Monarchie, tu ne demanderas point à devenir République
Finalement, la longue marche des Gabonais vers la démocratie et qui n’est rien d’autre que la volonté profonde de mettre fin au règne de la dynastie Bongo sur le Gabon, depuis 1965, va se poursuivre. Une fois de plus, la Cour constitutionnelle n’a pas restitué la force du droit en considérant toutes les évidences de l’invraisemblance contenue dans la victoire orchestrée dans la province du Haut-Ogooué.
La Cour constitutionnelle a même délité le droit à l’espoir chez une population jeune, la première richesse du Gabon, qui a su dépasser les clivages provinciaux ainsi que tous les pièges du vote ethnique depuis que le candidat Jean Ping avait réussi à rassembler les ténors de l’opposition jusqu’à certains membres de la famille présidentielle.
L’évidente anomalie de la victoire du président sorti, Ali Bongo Ondimba, va être confirmée par une Cour constitutionnelle manifestement peu courageuse, pour entrer dans la grande Histoire du Gabon qui s’écrivait sous les yeux du monde entier.

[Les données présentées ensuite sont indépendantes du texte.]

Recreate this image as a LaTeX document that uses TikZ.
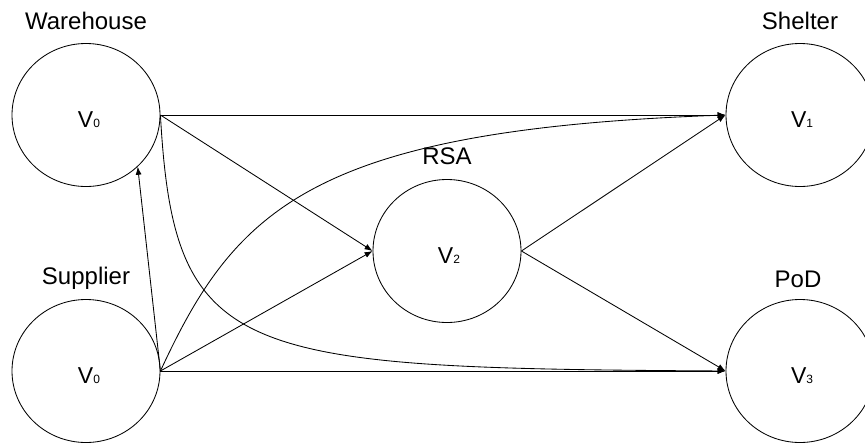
\documentclass[tikz,border=0pt]{standalone}
\usepackage{fontspec}
\setmainfont{Liberation Sans}
\usetikzlibrary{arrows.meta,shapes.geometric}
\newcommand{\vsub}[1]{V{\fontsize{12}{13}\selectfont #1}}
\tikzset{
  place/.style={draw, ellipse, minimum width=148pt, minimum height=143pt, inner sep=0pt, line width=0.85pt},
  vtext/.style={font=\fontsize{23}{26}\selectfont, inner sep=0pt},
  lbl/.style={font=\fontsize{24}{28}\selectfont, inner sep=0pt},
  conn/.style={line width=0.85pt, -{Latex[length=8pt,width=6pt]}}
}
\begin{document}
\begin{tikzpicture}[x=1pt,y=-1pt]
\useasboundingbox (0,0) rectangle (865,445);
\node[place] (wh) at (86,115) {};
\node[place] (su) at (86,371) {};
\node[place] (rsa) at (447,251) {};
\node[place] (sh) at (800,115) {};
\node[place] (pod) at (800,371) {};
\node[vtext] (twh) at (89,120) {\vsub{0}};
\node[vtext] (tsu) at (89,376) {\vsub{0}};
\node[vtext] (trsa) at (449,256) {\vsub{2}};
\node[vtext] (tsh) at (802,120) {\vsub{1}};
\node[vtext] (tpod) at (802,376) {\vsub{3}};
\node[lbl] (lwh) at (86,21) {Warehouse};
\node[lbl] (lsu) at (86,278) {Supplier};
\node[lbl] (lrsa) at (447,156) {RSA};
\node[lbl] (lsh) at (800,21) {Shelter};
\node[lbl] (lpod) at (798,279) {PoD};
% connectors
\draw[conn] (wh.east) -- (sh.west);
\draw[conn] (wh.east) -- (rsa.west);
\draw[conn] (wh.east) .. controls (174,360) and (235,368) .. (pod.west);
\draw[conn] (su.east) .. controls (235,210) and (310,130) .. (sh.west);
\draw[conn] (su.east) -- (rsa.west);
\draw[conn] (su.east) -- (pod.west);
\draw[conn] (su.east) -- (wh.-45);
\draw[conn] (rsa.east) -- (sh.west);
\draw[conn] (rsa.east) -- (pod.west);
\end{tikzpicture}
\end{document}
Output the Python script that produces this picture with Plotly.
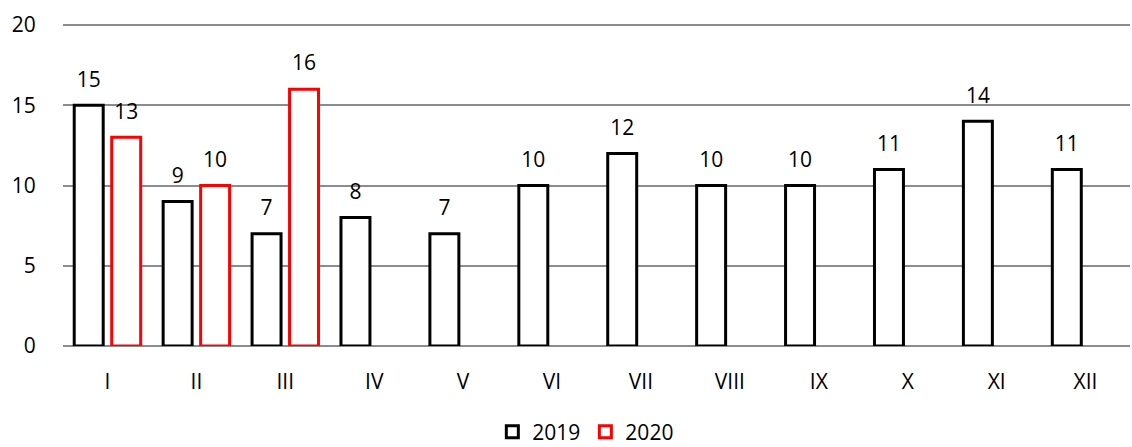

Le refuge souverainiste de la Cour n’a pu s’allier à la nécessaire transparence républicaine attendue de l’institution. La fameuse tour de Pise gabonaise est restée penchée du même côté, celui du pouvoir : le recours de Jean Ping a été rejeté et, en pleine nuit, le résultat balancé.
République, levez-vous! Monarchie vous êtes, monarchie vous resterez! La fébrilité de l’attente s’est transformée en désespoir, en consternation, en colère, en brusquerie et en inhumanité. Trois familles de choix essentiels étaient possibles face au litige électoral dans toute sa gravité : l’annulation, la confirmation et l’inversion des résultats électoraux. La pire de toutes les options a été choisie : l’incertitude de l’iniquité par la reconduction du statu quo.
La présidente de la Cour constitutionnelle, Marie-Madeleine Mborantsuo, n’est ni Salomon encore moins Aristote pour exemplifier, devant tout le monde, la médiété recommandable dans tous les cas aussi extrêmes. Déjà, dans la session plénière de la messe plénière du jeudi 22 septembre, après avoir entendu les dernières représentations des avocats des deux parties, Marie-Madeleine Mborantsuo n’a pas su jouer la transparence même sur la date et l’heure de communication de la décision capitale attendue depuis si longtemps. À sa guise, tout devrait venir plus tard, selon sa manière et sur sa convocation.
Deux semaines durant, la Cour constitutionnelle gabonaise ne s’était imposé aucun calendrier rigoureux. En pareille circonstance d’urgence républicaine, l’imprécision est la marque de l’irrésolution. C’est la lecture faite par les Gabonais. Et la désolation, l’inquiétude, a gagné les cœurs et les esprits, à l’intérieur comme à l’extérieur du Gabon.
Les rues, les quartiers et les matiti de Libreville et Port-Gentil, surtout, sont mis sous surveillance. Une fois de plus, les lieux de rencontre de l’état-major du candidat Jean Ping sont pris en étaux par les forces de sécurité. Les appels et les communications toujours sous un contrôle serré. La démocratie vite immolée, la monarchie Bongo est réinstallée. Ali Bongo Ondimba se précipite encore pour appeler à un dialogue avec Jean Ping. Le jeu!
Comme pour faire un poing levé, les cinq doigts du désespoir, de la consternation, de la colère, de la brusquerie et de l’inhumanité se sont refermés chez la majorité des Gabonaises et des Gabonais. L’innocent Gabon vert-jaune-bleu, désormais souillé du rouge sang, ne serait plus le même après tant de déchirures. Ici et là, des larmes de blessure pour mieux le dire… Continuez, fils à papa; la honte vous va si bien. Mais, la démocratie aura le dernier mot sur vous!